The policy enables you to specify how data classified under a label can be used, and you can also limit who the policy is applied to. In order for the labels to take effect, all users must download the Azure Information Protection unified labeling client, which you can find on Google by typing in AzinfoProtection_UL.exe.
There are two different methods for automatically applying a sensitivity label, which includes Client-side labeling, and Service-side (not server-side) labeling. Essentially, the difference between the two is that Client-side labeling is applied when a user creates or modifies a document in Word, Excel, PowerPoint, or Outlook.
When doing so, the user will be asked to accept or reject the label. Service-side labeling, on the other hand, is applied to content that is already saved and relies on an auto-labeling policy as opposed to human interaction.
The Benefits and Limitations of Automatic Labeling
Automatic labeling can be a very useful feature because you don’t need to rely on your users to classify the documents correctly, instead of allowing them to focus on their work.

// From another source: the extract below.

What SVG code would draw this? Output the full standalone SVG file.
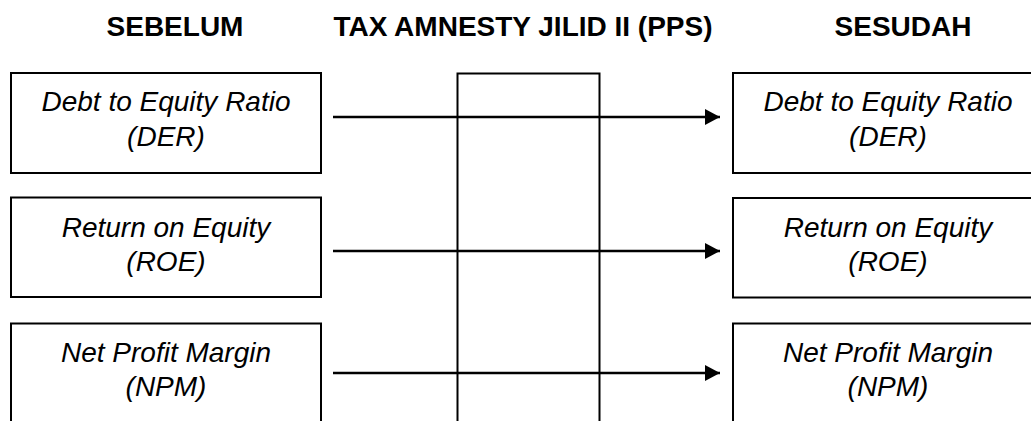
<svg xmlns="http://www.w3.org/2000/svg" width="1031" height="421" viewBox="0 0 1031 421">
  <defs>
    <style>
      .box { fill: #fff; stroke: #000; stroke-width: 2; }
      .mid { fill: none; stroke: #000; stroke-width: 2; }
      .head { font-family: "Liberation Sans", Arial, sans-serif; font-weight: bold; font-size: 28px; fill: #000; text-anchor: middle; }
      .lbl { font-family: "Liberation Sans", Arial, sans-serif; font-style: italic; font-size: 28px; fill: #000; text-anchor: middle; }
      .conn { stroke: #000; stroke-width: 2.5; fill: none; }
    </style>
    <marker id="arrow" markerWidth="15" markerHeight="16" refX="15" refY="8" orient="auto" markerUnits="userSpaceOnUse">
      <path d="M0,0 L15,8 L0,16 Z" fill="#000"/>
    </marker>
  </defs>
  <rect width="1031" height="421" fill="#fff"/>

  <g id="headings">
    <text class="head" x="175" y="36">SEBELUM</text>
    <text class="head" x="523" y="36">TAX AMNESTY JILID II (PPS)</text>
    <text class="head" x="903" y="36">SESUDAH</text>
  </g>

  <g id="pps">
    <path class="mid" d="M457.5,430 V73.5 H599.5 V430"/>
  </g>

  <g id="sebelum-der">
    <rect class="box" x="11" y="73" width="310" height="100"/>
    <text class="lbl" x="166" y="111">Debt to Equity Ratio</text>
    <text class="lbl" x="166" y="146">(DER)</text>
  </g>
  <g id="sebelum-roe">
    <rect class="box" x="11" y="197.5" width="310" height="99.5"/>
    <text class="lbl" x="166" y="237">Return on Equity</text>
    <text class="lbl" x="166" y="271">(ROE)</text>
  </g>
  <g id="sebelum-npm">
    <rect class="box" x="11" y="323.5" width="310" height="120"/>
    <text class="lbl" x="166" y="362">Net Profit Margin</text>
    <text class="lbl" x="166" y="396">(NPM)</text>
  </g>

  <g id="sesudah-der">
    <rect class="box" x="733" y="73" width="310" height="100"/>
    <text class="lbl" x="888" y="111">Debt to Equity Ratio</text>
    <text class="lbl" x="888" y="146">(DER)</text>
  </g>
  <g id="sesudah-roe">
    <rect class="box" x="733" y="198" width="310" height="99.5"/>
    <text class="lbl" x="888" y="237">Return on Equity</text>
    <text class="lbl" x="888" y="271">(ROE)</text>
  </g>
  <g id="sesudah-npm">
    <rect class="box" x="733" y="323.5" width="310" height="120"/>
    <text class="lbl" x="888" y="362">Net Profit Margin</text>
    <text class="lbl" x="888" y="396">(NPM)</text>
  </g>

  <g id="connectors">
    <line class="conn" x1="333" y1="117" x2="720" y2="117" marker-end="url(#arrow)"/>
    <line class="conn" x1="333" y1="251" x2="720" y2="251" marker-end="url(#arrow)"/>
    <line class="conn" x1="333" y1="373" x2="720" y2="373" marker-end="url(#arrow)"/>
  </g>
</svg>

And of course, it also means that you don’t have to train them.
As mentioned previously, over many years, companies collect large amounts of unstructured data, and many struggle to determine exactly what data they have, and where it is located.
As you can imagine, having to manually sift through and classify vast archives of data would be a daunting and error-prone task, which is why an automated system might be preferable for many organizations. However, it should be noted that automatic labeling has its own shortfalls and limitations. For example, it’s not as precise as manual labeling and can sometimes result in false positives and false negatives.
After all, the software has to scan documents and emails for keywords and try to find data that matches given criteria (often using regular expressions), and the process is far from fool-proof. Additionally, the classification system is only recognized by Office 365 applications (as you would assume).
Third-party Data Classification Solutions
Don’t get me wrong, the Office 365 data classification feature is probably good enough for most organizations. However, organizations that want something more advanced might want to consider adopting a third-party solution.
There are a number of data classification solutions on the market, however, most tend to come packaged with a full-scale DCAP (Data-Centric Auditing & Protection) solution, which provides real-time auditing, threshold alerting, advanced reporting, and many other features.
Most third-party solutions provide support for multiple cloud platforms, in addition to on-premise environments. They can also discover and classify data found in a wide variety of file types, not just Office documents.
Most data classification solutions are able to identify a wide range of data types, such as PII, PCI, PHI, IP, and can be configured to meet the requirements of specific data privacy laws, such as GDPR, HIPAA, SOX, CCPA, and more.